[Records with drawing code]

------------------------------------

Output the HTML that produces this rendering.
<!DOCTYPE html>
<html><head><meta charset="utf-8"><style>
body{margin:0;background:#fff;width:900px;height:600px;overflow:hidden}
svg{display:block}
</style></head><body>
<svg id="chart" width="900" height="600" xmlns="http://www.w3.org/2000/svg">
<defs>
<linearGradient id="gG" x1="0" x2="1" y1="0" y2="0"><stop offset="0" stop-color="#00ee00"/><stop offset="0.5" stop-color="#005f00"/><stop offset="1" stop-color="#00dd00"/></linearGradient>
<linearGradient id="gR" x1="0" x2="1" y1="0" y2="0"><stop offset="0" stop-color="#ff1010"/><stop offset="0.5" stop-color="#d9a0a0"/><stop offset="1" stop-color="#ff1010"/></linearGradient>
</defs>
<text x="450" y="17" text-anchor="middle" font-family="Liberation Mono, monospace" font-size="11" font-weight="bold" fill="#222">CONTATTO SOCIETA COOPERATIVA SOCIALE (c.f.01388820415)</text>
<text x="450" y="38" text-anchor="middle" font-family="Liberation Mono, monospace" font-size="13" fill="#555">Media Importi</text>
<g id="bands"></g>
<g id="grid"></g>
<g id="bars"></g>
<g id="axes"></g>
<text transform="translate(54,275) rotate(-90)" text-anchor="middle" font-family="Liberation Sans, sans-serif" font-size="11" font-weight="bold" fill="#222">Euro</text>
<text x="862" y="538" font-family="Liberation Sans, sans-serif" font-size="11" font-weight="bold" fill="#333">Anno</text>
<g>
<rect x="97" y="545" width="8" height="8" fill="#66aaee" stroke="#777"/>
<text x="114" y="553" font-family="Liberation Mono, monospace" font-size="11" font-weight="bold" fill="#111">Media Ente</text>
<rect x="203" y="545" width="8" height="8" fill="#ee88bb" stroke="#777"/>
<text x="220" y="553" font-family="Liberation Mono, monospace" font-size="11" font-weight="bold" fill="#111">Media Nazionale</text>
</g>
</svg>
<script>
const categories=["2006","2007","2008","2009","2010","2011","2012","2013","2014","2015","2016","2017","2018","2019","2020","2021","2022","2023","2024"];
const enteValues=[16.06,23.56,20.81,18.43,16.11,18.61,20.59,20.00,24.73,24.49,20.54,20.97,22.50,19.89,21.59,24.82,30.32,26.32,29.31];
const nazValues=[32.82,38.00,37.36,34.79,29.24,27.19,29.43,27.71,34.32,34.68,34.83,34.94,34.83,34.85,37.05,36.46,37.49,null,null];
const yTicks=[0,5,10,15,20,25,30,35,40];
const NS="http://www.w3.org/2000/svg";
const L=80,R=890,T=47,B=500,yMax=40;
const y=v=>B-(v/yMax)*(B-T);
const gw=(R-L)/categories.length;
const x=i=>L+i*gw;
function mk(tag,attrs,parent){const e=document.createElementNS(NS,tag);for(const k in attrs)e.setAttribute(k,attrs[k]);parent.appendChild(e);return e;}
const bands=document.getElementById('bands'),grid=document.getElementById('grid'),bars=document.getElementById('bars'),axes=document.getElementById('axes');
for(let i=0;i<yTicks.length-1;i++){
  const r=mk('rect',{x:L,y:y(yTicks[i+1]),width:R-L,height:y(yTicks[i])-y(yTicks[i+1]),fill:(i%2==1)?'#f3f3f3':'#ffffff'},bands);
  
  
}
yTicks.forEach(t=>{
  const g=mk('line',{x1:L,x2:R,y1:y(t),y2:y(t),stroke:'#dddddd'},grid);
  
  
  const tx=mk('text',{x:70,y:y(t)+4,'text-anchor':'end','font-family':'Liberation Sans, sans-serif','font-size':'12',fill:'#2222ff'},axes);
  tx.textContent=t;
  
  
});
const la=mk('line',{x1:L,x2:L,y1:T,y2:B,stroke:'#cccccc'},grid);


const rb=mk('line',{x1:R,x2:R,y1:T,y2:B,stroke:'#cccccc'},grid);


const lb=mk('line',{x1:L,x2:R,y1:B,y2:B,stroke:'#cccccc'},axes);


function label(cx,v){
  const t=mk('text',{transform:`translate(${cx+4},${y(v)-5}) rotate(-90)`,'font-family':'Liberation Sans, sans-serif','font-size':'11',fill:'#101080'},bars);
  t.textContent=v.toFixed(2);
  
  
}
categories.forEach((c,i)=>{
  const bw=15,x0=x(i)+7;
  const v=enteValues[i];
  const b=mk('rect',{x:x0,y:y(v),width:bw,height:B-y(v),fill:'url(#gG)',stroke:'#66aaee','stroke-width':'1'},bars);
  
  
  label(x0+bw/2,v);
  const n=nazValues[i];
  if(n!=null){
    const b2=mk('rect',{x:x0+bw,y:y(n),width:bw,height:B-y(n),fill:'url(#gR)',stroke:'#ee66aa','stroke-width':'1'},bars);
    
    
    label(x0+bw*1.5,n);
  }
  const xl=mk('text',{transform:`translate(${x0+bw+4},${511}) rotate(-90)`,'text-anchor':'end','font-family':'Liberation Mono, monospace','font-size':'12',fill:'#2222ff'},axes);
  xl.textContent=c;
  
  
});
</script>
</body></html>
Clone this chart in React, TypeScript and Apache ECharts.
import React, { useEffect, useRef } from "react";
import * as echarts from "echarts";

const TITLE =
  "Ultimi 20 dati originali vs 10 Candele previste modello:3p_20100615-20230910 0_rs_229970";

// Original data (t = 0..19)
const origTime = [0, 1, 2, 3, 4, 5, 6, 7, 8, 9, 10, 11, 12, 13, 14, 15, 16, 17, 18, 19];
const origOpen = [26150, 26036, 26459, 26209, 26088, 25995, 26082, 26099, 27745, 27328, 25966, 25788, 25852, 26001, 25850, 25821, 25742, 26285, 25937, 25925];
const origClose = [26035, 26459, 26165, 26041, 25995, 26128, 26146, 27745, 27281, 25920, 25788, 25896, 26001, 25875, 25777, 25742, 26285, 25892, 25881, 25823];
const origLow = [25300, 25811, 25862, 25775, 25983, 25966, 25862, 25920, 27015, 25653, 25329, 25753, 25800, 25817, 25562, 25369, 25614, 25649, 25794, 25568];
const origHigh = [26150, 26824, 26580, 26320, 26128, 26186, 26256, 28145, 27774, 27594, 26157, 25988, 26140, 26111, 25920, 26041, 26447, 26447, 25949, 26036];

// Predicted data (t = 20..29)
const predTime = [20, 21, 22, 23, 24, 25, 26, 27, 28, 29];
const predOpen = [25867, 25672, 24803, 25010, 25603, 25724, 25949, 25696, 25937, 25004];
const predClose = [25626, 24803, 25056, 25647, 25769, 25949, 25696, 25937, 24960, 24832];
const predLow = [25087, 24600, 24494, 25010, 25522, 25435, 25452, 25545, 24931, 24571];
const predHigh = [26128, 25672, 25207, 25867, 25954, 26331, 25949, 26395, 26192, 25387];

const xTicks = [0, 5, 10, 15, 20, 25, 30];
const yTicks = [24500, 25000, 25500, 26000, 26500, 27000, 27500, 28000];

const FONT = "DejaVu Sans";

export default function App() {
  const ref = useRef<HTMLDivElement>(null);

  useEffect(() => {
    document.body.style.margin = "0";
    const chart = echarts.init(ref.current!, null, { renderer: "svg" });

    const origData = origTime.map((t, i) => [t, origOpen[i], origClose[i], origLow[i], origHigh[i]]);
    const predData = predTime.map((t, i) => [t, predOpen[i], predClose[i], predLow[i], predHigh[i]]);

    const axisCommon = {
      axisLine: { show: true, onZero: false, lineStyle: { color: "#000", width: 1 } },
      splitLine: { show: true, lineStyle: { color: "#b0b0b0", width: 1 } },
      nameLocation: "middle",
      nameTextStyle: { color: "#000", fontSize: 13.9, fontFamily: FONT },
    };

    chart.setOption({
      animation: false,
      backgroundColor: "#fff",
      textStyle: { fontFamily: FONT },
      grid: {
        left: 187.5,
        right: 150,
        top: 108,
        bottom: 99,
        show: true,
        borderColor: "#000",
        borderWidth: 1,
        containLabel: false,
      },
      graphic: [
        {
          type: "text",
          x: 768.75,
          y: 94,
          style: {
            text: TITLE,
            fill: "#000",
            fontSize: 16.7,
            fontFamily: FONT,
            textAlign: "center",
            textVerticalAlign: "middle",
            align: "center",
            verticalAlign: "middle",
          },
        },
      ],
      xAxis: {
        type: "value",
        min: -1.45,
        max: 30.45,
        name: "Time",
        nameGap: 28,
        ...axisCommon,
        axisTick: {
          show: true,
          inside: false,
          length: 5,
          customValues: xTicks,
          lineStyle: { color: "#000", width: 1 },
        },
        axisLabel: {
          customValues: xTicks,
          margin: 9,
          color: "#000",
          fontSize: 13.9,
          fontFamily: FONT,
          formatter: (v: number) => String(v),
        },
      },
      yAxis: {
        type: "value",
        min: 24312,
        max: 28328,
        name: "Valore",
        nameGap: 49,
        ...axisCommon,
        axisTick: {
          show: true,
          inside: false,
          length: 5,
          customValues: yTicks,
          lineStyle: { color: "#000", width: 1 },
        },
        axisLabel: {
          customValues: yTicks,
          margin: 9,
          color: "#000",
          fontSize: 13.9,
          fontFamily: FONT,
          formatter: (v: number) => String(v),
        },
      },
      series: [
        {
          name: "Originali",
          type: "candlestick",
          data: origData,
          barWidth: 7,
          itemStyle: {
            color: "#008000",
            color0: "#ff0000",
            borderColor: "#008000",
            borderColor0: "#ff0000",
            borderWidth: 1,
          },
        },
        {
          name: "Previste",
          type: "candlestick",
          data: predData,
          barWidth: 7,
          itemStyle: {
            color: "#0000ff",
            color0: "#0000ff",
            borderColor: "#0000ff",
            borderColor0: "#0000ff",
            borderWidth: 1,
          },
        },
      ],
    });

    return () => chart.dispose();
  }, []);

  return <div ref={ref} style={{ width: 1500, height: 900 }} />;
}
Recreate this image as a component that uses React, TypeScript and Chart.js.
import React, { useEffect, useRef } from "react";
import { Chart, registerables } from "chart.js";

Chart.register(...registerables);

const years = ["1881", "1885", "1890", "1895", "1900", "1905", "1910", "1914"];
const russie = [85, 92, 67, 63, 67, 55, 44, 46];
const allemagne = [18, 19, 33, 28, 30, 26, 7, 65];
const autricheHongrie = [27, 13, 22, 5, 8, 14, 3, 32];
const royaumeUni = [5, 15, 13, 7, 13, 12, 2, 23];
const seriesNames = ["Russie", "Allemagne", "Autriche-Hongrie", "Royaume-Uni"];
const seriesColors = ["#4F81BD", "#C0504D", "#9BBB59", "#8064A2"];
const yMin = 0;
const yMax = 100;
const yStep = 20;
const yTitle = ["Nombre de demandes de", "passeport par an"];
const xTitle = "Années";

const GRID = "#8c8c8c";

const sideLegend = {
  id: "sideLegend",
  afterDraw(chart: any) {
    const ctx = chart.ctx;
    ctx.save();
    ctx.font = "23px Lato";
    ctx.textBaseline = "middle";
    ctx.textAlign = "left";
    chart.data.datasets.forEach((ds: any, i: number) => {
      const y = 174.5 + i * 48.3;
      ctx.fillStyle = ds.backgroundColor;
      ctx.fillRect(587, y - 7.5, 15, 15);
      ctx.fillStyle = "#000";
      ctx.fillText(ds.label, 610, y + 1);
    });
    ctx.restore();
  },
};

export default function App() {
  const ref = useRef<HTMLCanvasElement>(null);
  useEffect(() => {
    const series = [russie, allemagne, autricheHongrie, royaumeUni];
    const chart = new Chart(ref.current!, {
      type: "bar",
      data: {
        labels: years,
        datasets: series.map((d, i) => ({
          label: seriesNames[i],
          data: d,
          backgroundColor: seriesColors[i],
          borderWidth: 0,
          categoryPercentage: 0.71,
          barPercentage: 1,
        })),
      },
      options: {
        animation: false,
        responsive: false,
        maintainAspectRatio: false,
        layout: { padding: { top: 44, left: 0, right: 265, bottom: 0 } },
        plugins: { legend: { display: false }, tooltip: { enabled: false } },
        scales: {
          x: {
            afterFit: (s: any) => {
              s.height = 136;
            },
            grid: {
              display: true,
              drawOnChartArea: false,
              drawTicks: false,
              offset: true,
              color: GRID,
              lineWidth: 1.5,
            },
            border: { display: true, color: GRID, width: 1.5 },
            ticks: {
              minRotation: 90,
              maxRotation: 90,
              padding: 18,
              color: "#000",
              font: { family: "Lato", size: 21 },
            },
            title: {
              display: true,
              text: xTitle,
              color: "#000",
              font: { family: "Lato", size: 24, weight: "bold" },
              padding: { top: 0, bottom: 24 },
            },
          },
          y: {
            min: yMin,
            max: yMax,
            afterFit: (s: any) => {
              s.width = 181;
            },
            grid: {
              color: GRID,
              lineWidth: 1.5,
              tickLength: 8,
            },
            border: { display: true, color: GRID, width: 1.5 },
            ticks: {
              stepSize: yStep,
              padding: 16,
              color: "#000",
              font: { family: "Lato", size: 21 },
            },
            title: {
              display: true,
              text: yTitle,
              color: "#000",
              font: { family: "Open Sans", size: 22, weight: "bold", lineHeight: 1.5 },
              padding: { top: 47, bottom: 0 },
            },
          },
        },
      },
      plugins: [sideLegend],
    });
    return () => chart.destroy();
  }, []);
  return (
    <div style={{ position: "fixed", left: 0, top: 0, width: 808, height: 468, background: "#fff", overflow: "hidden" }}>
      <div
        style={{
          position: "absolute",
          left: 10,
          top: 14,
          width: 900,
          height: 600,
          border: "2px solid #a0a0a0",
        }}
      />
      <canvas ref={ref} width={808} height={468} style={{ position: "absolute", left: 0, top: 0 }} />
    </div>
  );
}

------------------------------------

» Written problem: Exactly the lines from the line containing "Clone this chart" to the line containing "26447, 25949, 26036];", both included, are to be set down; no other line belongs in the answer.

» Task result:
Clone this chart in React, TypeScript and Apache ECharts.
import React, { useEffect, useRef } from "react";
import * as echarts from "echarts";

const TITLE =
  "Ultimi 20 dati originali vs 10 Candele previste modello:3p_20100615-20230910 0_rs_229970";

// Original data (t = 0..19)
const origTime = [0, 1, 2, 3, 4, 5, 6, 7, 8, 9, 10, 11, 12, 13, 14, 15, 16, 17, 18, 19];
const origOpen = [26150, 26036, 26459, 26209, 26088, 25995, 26082, 26099, 27745, 27328, 25966, 25788, 25852, 26001, 25850, 25821, 25742, 26285, 25937, 25925];
const origClose = [26035, 26459, 26165, 26041, 25995, 26128, 26146, 27745, 27281, 25920, 25788, 25896, 26001, 25875, 25777, 25742, 26285, 25892, 25881, 25823];
const origLow = [25300, 25811, 25862, 25775, 25983, 25966, 25862, 25920, 27015, 25653, 25329, 25753, 25800, 25817, 25562, 25369, 25614, 25649, 25794, 25568];
const origHigh = [26150, 26824, 26580, 26320, 26128, 26186, 26256, 28145, 27774, 27594, 26157, 25988, 26140, 26111, 25920, 26041, 26447, 26447, 25949, 26036];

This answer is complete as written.